What a great post -- how fun to hear about the avenue that brought you here! I, too, fell in love with Northern (and Italian) Renaissance art in college, the order and logic of it all, but my avenue was more through the history. As a kid, I was dragged to museums, cathedrals, battlefields (my dad was a historian), but it wasn't until college that I experienced the weak-in-the-knees feeling that beautiful art and architecture can evoke. The first day I was in Florence, I walked through the Uffizi by myself and had many such moments (seeing the fronts and backs of Piero's Montefeltro portraits springs to mind). Thanks for sharing your experiences and taking me back to my own!


Ellen Fisch said...

Marvelous article! Your art journey is one that inspires! I have wept in front of greatness many times. Even before arriving at the fabulous Borghese, I was in tears to be in Rome, home to the Berninis, Michelangelos, et al. At the Albertina in Vienna, I was sobbing before the Durers. The Velázquez paintings at the Prado....left me weak with emotion. As an architectural art photographer, I can get teary looking at a beautiful staircase or doorway. Is not sensitivity, appreciation of beauty and heightened emotion that which draws us to art?
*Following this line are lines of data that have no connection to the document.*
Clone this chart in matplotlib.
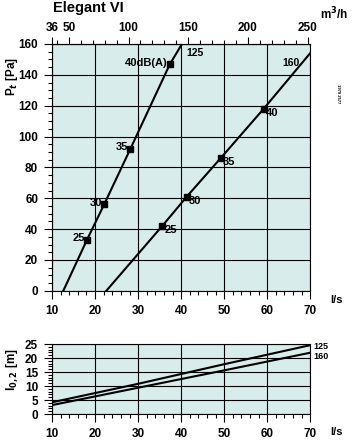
import matplotlib
matplotlib.use("Agg")
import matplotlib.pyplot as plt
from matplotlib.ticker import MultipleLocator, FixedLocator

plt.rcParams['font.family'] = ['Liberation Sans', 'DejaVu Sans']
plt.rcParams['font.weight'] = 'bold'

BG = '#d8edeb'

# pressure drop vs air flow (l/s, Pa)
q125 = [12.6, 18.1, 22.1, 28.2, 37.4, 40.2]
p125 = [0, 33, 56, 92, 147, 160]
q160 = [22.6, 35.6, 41.3, 49.2, 59.2, 70.0]
p160 = [0, 42, 61, 86, 118, 154]

# sound level marks
mq125 = [18.1, 22.1, 28.2, 37.4]
mp125 = [33, 56, 92, 147]
ml125 = ['25', '30', '35', '40dB(A)']
mq160 = [35.6, 41.3, 49.2, 59.2]
mp160 = [42, 61, 86, 118]
ml160 = ['25', '30', '35', '40']

# throw length l0,2 (m)
qt = [10, 30, 50, 70]
l125 = [4.2, 10.8, 17.8, 24.6]
l160 = [3.2, 9.4, 15.6, 21.9]

m3h_ticks = [36, 50, 100, 150, 200, 250]

fig = plt.figure(figsize=(3.52, 4.4), dpi=100)
ax = fig.add_axes([0.148, 0.339, 0.733, 0.561])
ax2 = fig.add_axes([0.148, 0.059, 0.733, 0.159])

for a in (ax, ax2):
    a.set_facecolor(BG)
    a.set_xlim(10, 70)
    a.xaxis.set_major_locator(MultipleLocator(10))
    a.xaxis.set_minor_locator(MultipleLocator(2))
    a.grid(True, color='black', linewidth=0.8)
    a.set_axisbelow(True)
    a.tick_params(which='major', length=6, width=0.8, labelsize=8.5, pad=4)
    a.tick_params(which='minor', length=3, width=0.8)
    for s in a.spines.values():
        s.set_linewidth(0.8)

# top chart
ax.set_ylim(0, 160)
ax.yaxis.set_major_locator(MultipleLocator(20))
ax.yaxis.set_minor_locator(MultipleLocator(5))
ax.plot(q125, p125, color='black', linewidth=1.5)
ax.plot(q160, p160, color='black', linewidth=1.5)
ax.plot(mq125, mp125, 's', color='black', markersize=4)
ax.plot(mq160, mp160, 's', color='black', markersize=4)
for x, y, t in zip(mq125, mp125, ml125):
    ax.text(x - 0.5, y + 1, t, ha='right', va='center', fontsize=8)
for x, y, t in zip(mq160, mp160, ml160):
    ax.text(x + 0.6, y - 2.5, t, ha='left', va='center', fontsize=8)
ax.text(41.3, 154, '125', ha='left', va='center', fontsize=7.5)
ax.text(67.5, 147.5, '160', ha='right', va='center', fontsize=7.5)

sec = ax.secondary_xaxis('top', functions=(lambda q: q * 3.6, lambda m: m / 3.6))
sec.xaxis.set_major_locator(FixedLocator(m3h_ticks))
sec.xaxis.set_minor_locator(MultipleLocator(10))
sec.tick_params(which='major', length=5, width=0.8, labelsize=8.5, pad=2)
sec.tick_params(which='minor', length=3, width=0.8)

# bottom chart
ax2.set_ylim(0, 25)
ax2.yaxis.set_major_locator(MultipleLocator(5))
ax2.yaxis.set_minor_locator(MultipleLocator(1))
ax2.plot(qt, l125, color='black', linewidth=1.5)
ax2.plot(qt, l160, color='black', linewidth=1.5)
ax2.text(70.8, 24.3, '125', ha='left', va='center', fontsize=6.5, clip_on=False)
ax2.text(70.8, 20.5, '160', ha='left', va='center', fontsize=6.5, clip_on=False)

fig.text(53 / 352, 1 - 8 / 440, 'Elegant VI', fontsize=10.5, ha='left', va='center')
fig.text(320 / 352, 1 - 14 / 440, 'm$^3$/h', fontsize=8.5, ha='left', va='center')
fig.text(12 / 352, 1 - 76 / 440, 'P$_t$ [Pa]', fontsize=8.5, rotation=90,
         ha='center', va='center')
fig.text(12 / 352, 1 - 370 / 440, 'l$_{0,2}$ [m]', fontsize=8.5, rotation=90,
         ha='center', va='center')
fig.text(330 / 352, 1 - 300 / 440, 'l/s', fontsize=8, ha='left', va='center')
fig.text(330 / 352, 1 - 432 / 440, 'l/s', fontsize=8, ha='left', va='center')
fig.text(338 / 352, 1 - 94 / 440, '1979 2577', fontsize=3, rotation=270,
         ha='center', va='center')

fig.savefig('out.png', dpi=100)
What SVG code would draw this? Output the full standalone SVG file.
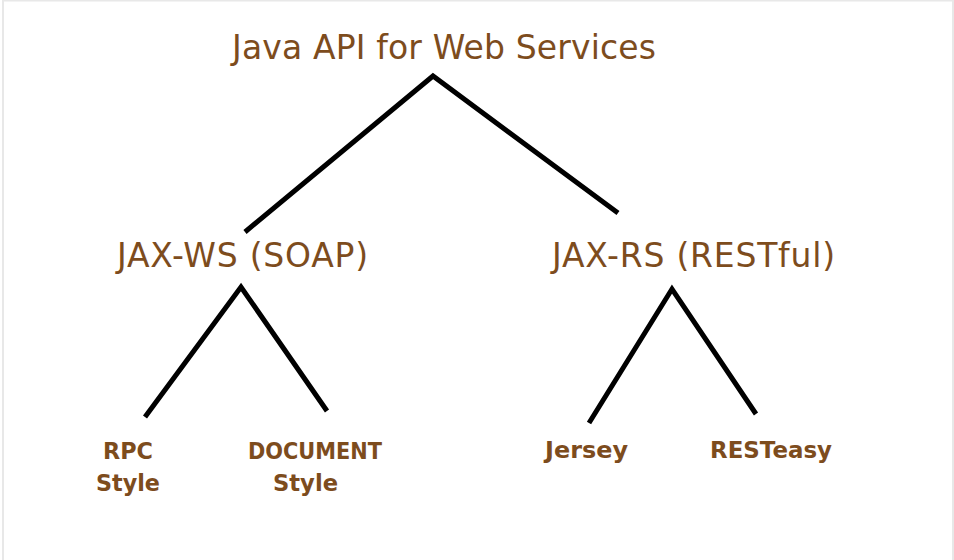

Thanks again for the post!

Alberti's Window said...

Thank you for the kind comments, everyone! It was a pleasure to write this post, especially since it gave me an opportunity to reflect upon how my own attitudes and approaches toward art have changed over time. I think one of the exciting things about art is that one's perception different pieces (or attitude toward art in general) can change over time. And, as I implied in this post, attitudes and perceptions can change when one sees/experiences a work of art in person, as opposed to seeing a reproduction online or in a textbook.

I really enjoyed participating in 3PP's "Why art history?" series; I look forward to more posts on this topic!